**WORK TO COMPLETE**
Find the lines that contain the word "this" and copy each one.

**DATASET EXCERPTS**

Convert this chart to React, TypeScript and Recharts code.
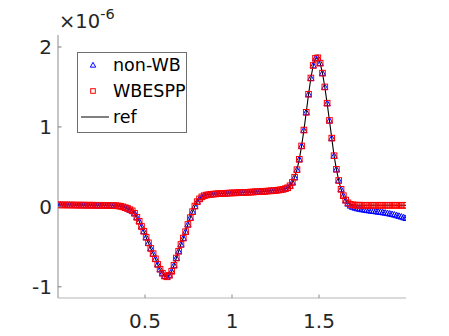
* * *
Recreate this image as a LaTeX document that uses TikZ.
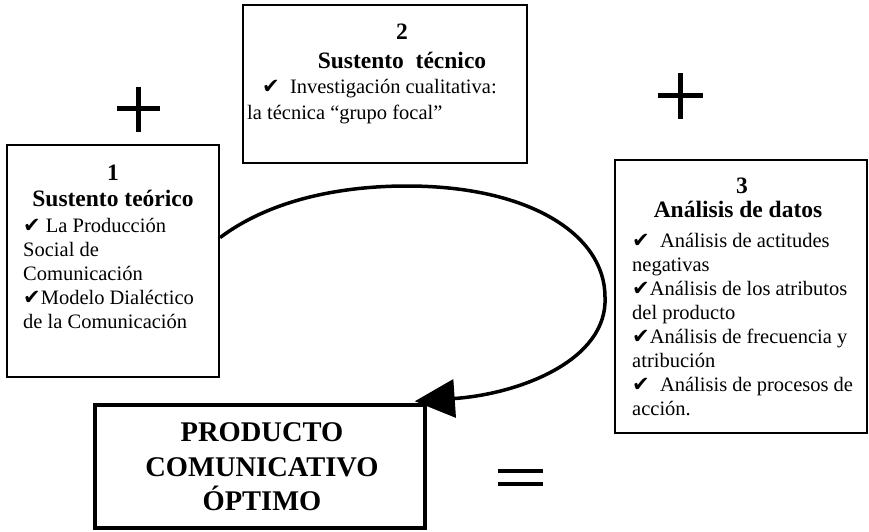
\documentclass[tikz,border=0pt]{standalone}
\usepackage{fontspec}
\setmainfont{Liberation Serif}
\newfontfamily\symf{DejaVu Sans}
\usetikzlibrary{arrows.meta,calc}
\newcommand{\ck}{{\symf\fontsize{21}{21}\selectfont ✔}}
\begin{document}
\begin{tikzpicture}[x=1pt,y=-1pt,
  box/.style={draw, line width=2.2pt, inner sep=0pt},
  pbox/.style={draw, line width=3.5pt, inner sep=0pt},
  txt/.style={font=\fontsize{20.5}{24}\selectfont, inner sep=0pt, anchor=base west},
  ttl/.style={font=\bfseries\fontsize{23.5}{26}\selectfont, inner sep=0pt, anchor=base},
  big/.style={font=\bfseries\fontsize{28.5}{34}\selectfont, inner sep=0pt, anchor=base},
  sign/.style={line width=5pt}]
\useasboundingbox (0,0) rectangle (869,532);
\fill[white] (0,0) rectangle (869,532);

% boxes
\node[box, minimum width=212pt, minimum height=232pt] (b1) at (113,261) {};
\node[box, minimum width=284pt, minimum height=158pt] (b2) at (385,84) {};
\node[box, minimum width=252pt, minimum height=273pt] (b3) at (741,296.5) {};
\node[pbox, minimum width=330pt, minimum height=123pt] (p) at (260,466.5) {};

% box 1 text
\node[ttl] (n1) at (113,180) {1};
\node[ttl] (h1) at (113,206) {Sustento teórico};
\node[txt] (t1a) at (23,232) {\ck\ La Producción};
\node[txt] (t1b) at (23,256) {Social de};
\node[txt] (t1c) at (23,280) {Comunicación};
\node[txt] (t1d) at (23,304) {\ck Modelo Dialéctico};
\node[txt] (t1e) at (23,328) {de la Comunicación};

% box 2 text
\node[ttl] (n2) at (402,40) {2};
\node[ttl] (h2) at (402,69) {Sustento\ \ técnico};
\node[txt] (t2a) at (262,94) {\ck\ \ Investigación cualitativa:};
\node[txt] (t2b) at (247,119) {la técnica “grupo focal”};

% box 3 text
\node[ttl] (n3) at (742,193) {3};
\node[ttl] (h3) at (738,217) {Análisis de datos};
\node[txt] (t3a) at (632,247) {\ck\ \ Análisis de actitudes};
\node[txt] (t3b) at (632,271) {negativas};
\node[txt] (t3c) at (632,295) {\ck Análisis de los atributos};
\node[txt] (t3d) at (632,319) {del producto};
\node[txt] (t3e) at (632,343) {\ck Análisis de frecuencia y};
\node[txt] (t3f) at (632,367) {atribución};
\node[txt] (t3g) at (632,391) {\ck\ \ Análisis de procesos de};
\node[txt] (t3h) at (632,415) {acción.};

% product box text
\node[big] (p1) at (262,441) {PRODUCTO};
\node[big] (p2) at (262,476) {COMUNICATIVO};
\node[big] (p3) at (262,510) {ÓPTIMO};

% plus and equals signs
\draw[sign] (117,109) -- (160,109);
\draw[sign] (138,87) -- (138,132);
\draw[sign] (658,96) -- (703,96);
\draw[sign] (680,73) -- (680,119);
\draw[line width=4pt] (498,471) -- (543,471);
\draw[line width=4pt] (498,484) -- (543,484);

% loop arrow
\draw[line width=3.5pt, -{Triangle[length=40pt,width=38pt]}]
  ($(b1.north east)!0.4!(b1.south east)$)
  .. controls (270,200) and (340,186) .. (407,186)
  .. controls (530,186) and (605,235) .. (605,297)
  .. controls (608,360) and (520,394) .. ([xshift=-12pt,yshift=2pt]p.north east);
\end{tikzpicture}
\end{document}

**TASK ANSWER**
Convert this chart to React, TypeScript and Recharts code.
Recreate this image as a LaTeX document that uses TikZ.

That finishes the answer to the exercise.